Where to now for Sufia's family?
Sufia Akter Josna lived a life of courage. In the course of supporting her family the mother-of-six proved ready to face any challenge. When in October 2014 Sufia's life was suddenly cut short that too involved heroic self-sacrifice. On that day she rescued four Emirati children drowning in the sea off Dubai, before tragically, she herself drowned.
For the whole family, her death came at a time of hope. Sufia's gambit in travelling across the world to work as a nanny was paying off. With the Tk 12,000 she was able to send home each month her family had achieved a degree of solvency; and Sufia was pursuing an even bigger dream.
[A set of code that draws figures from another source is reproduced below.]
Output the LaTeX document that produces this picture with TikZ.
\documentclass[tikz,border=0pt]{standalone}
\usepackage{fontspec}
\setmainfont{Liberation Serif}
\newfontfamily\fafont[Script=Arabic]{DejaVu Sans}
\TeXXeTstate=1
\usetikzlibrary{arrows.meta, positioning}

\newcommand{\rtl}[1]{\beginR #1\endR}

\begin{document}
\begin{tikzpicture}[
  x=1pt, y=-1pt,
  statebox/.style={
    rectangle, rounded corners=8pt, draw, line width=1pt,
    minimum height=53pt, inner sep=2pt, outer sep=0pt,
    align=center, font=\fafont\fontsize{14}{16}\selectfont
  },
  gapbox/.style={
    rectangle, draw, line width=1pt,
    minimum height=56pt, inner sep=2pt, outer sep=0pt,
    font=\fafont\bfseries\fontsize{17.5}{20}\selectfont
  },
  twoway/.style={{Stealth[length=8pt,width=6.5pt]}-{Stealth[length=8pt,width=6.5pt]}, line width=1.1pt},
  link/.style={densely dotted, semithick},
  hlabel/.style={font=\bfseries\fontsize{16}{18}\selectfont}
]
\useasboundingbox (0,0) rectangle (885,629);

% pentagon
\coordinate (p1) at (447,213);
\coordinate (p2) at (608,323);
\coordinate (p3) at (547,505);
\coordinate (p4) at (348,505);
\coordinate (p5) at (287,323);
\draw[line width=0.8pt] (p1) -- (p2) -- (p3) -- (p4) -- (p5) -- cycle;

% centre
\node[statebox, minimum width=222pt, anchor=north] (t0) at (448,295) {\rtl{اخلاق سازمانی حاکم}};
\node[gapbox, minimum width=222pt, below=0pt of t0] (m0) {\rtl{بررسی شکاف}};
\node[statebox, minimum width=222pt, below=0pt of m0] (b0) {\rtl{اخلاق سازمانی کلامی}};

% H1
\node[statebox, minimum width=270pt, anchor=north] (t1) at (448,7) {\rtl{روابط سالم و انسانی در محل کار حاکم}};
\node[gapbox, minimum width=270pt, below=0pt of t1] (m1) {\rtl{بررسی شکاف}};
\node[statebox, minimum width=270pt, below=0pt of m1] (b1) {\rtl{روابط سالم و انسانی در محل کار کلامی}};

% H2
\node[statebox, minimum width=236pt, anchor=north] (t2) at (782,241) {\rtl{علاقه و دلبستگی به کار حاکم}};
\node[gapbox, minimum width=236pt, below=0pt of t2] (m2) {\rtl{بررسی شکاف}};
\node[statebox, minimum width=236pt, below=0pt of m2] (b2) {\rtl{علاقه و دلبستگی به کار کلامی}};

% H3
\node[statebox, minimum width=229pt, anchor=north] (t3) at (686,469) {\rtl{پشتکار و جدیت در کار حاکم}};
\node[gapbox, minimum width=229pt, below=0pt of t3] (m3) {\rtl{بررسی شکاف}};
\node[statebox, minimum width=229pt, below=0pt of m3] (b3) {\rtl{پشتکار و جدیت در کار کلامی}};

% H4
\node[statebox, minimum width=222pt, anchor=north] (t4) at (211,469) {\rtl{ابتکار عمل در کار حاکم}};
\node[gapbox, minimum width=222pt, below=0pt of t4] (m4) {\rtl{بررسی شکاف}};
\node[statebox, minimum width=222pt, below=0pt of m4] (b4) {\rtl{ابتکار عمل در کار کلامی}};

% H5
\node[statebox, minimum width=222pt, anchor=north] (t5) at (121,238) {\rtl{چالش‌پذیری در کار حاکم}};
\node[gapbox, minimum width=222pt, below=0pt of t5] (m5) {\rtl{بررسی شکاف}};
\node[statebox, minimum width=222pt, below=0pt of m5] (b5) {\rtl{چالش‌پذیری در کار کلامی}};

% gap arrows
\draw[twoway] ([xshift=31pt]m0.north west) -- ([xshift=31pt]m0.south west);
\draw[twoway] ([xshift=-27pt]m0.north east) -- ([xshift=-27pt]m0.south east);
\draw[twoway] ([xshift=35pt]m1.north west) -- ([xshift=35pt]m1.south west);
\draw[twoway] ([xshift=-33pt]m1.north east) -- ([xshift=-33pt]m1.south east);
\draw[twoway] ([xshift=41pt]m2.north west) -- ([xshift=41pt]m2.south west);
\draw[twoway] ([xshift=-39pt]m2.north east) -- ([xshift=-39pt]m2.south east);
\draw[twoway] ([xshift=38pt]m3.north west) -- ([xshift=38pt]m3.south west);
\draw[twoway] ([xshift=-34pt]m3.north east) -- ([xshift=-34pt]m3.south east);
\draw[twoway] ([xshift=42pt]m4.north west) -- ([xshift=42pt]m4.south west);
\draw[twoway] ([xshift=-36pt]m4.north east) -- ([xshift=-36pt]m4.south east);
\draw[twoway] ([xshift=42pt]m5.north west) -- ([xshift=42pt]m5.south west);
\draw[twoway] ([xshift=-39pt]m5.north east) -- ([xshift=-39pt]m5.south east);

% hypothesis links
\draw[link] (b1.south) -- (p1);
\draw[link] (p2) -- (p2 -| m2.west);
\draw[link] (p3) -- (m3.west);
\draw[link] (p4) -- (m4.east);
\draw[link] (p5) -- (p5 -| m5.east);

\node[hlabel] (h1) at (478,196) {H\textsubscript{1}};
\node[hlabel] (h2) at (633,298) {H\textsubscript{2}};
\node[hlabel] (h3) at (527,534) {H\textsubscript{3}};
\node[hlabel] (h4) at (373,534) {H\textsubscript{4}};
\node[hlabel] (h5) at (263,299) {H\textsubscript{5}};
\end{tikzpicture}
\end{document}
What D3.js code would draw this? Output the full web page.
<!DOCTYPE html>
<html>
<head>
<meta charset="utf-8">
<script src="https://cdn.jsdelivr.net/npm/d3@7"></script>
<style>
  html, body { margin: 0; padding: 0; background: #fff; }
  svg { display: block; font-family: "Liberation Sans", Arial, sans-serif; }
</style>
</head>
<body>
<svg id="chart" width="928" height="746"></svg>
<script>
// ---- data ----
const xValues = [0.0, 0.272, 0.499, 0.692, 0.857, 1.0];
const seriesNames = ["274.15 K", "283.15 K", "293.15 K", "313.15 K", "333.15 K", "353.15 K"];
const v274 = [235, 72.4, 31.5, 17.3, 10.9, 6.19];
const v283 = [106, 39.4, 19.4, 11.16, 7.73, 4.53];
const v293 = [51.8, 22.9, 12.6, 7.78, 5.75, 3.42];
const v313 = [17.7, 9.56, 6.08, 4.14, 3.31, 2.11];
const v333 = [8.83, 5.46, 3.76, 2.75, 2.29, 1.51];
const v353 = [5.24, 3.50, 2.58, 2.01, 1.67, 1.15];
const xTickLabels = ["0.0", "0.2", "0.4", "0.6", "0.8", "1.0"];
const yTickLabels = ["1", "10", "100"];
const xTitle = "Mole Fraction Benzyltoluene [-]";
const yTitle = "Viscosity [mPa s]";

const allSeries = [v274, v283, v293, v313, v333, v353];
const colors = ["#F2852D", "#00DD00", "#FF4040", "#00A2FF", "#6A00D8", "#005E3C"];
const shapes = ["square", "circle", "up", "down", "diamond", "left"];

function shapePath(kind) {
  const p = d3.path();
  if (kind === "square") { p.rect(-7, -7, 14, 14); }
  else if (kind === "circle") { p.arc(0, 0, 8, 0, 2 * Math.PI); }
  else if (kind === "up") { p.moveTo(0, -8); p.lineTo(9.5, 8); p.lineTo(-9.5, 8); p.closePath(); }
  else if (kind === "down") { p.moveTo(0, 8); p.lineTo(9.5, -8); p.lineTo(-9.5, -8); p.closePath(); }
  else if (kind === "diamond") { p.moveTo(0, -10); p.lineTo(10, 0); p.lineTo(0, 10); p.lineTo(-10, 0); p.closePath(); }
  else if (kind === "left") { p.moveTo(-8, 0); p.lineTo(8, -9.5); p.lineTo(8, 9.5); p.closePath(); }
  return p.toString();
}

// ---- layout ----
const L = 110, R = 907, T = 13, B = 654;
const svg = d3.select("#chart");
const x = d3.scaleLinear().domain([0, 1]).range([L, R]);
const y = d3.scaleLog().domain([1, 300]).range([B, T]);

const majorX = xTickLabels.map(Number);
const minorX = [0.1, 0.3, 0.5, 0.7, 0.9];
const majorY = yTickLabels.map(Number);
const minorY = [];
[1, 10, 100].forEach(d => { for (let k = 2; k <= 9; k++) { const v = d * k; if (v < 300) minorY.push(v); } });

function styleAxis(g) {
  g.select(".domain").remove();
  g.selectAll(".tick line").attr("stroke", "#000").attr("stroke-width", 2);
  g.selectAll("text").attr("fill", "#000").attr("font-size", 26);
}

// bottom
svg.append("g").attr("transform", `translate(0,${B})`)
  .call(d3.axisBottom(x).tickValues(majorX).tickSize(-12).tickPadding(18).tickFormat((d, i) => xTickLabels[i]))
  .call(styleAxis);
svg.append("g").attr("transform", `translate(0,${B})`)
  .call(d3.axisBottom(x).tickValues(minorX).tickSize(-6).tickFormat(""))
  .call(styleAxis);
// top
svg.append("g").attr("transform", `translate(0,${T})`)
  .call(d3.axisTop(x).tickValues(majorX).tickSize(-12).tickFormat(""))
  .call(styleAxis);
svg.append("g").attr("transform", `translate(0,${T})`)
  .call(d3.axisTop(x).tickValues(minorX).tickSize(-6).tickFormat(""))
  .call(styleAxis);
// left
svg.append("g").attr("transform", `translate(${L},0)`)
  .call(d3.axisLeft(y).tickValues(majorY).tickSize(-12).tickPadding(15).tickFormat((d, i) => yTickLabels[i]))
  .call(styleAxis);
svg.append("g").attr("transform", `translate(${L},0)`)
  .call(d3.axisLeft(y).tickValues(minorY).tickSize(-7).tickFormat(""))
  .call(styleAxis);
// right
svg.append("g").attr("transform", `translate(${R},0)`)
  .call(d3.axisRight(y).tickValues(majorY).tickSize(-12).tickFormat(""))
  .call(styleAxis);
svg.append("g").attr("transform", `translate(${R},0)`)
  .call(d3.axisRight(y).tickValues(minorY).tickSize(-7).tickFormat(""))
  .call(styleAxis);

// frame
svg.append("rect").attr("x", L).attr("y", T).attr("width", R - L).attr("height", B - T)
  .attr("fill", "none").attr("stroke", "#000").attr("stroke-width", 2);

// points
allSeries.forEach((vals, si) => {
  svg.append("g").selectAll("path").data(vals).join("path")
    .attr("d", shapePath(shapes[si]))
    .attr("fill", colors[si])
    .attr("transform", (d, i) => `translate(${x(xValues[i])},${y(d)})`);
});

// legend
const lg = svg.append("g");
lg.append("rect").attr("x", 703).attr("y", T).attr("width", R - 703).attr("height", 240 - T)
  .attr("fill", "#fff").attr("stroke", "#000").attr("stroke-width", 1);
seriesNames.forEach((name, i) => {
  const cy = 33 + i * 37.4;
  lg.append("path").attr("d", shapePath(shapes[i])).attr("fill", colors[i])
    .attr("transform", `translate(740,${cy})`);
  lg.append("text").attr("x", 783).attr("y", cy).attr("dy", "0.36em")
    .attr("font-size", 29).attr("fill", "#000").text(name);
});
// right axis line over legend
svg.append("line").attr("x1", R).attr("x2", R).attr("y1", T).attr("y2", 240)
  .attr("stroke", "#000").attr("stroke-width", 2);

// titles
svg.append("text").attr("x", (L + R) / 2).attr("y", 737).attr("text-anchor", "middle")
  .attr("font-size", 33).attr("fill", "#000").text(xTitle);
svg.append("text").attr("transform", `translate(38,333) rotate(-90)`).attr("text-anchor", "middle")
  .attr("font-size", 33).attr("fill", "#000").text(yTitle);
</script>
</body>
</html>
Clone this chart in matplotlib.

She was saving to build a brick home to replace the mud-walled, tin-roofed one the family lives in.
“Only two days before her death when she called, she said she had saved enough money to start building our new home,” says husband Khurshid Alam, 60. It was not to be. Instead, her family faces an uncertain future.
Sufia was born into hardship in Bhatapara village in Shelbarash union of Sunamganj's Dharmapasha upazila. It's one of the Bhati villages lying along the lower portions of the district's rivers in the haor-lands, where the local way of life has not changed much since times past, where life's conditions remain rudimentary. In that part of Bangladesh literacy rates are well below average and there are few to appreciate the ills of child marriage.
Sufia's father's name was Kachi Miah, while her elderly mother who does not remember the name she was given, simply calls herself Osiber Ma, meaning Osib's mother, in reference to Sufia's brother.
“She never knew how to bear the pain of poverty,” says Osiber Ma. “Though she grew up with it, Sufia always wanted a better life. It's the reason she decided to go abroad to earn a living for her family.”
Yet despite her ambitions, Sufia's own life could not unfold free of the influence of prevailing social conditions and the expectations around her. She was married off at an early age to Khurshid Alam, a paddy field worker. During the course of their twenty-year union she became the mother of four daughters and two sons.
Sufia's eldest daughter Lubha Akter, 19, studied only to class three before she also married. She is already mother to two children. The second daughter Subha Akter, 15, left school years ago and plans are afoot that she too will marry soon.
Sufia's third daughter Runa, meanwhile, is yet a student of class seven at a high school in Badshahganj. To reach her school she needs to walk about six miles every day. Her eldest son Mazhar Miah, 10, studies in class 4 at a nearby madrasa where he lodges in a private home. The younger son Shakerul Miah, 9, studies in class 3 and the youngest, Sufia's daughter Rozina, 8, studies in class 2, both at a primary school in Bhatapara.
Of her children it is the eldest, Lubha, who best understood her mother's struggle against poverty. “When my father fell extremely ill,” she says, “and could no longer work in the field, my mother talked a lot about working abroad to manage the family expenses. She finally found the opportunity to do so through a neighbour who used to work as a household helper in Dubai. My mother spent every penny of her savings to go there.”
“I used to work in the paddy fields and sometimes on a fisherman in the haors,” says Sufia's husband Khurshid. “Yet our family never knew solvency; so when I became sick and could not work, our family was close to collapse. Sufia's decided at that moment to go to Dubai.”
Following her death, the family has received Tk 50,000 from the ministry of labour and employment, and a further Tk 20,000 from a Dubai-based charity, Dubai Cares.
“The government has said they will claim compensation for my mother's death from the UAE government; but we have not yet received any help beyond the initial payment,” says Lubha.
Though welcome, the amounts so far received by the family do little to make up for Sufia's regular financial contribution. “I have my own family now,” says Lubha, “but my father still can't work. Along with my siblings, my father and grandmother are really struggling.”
“When she left,” says Osiber Ma, crying in memory of her daughter, “she gave me the responsibility of looking after her youngest, Rozina, who was then only 3-years-old. Sufia had taken the full financial burden of her family upon her shoulders. Now that she is gone, what shall we do?”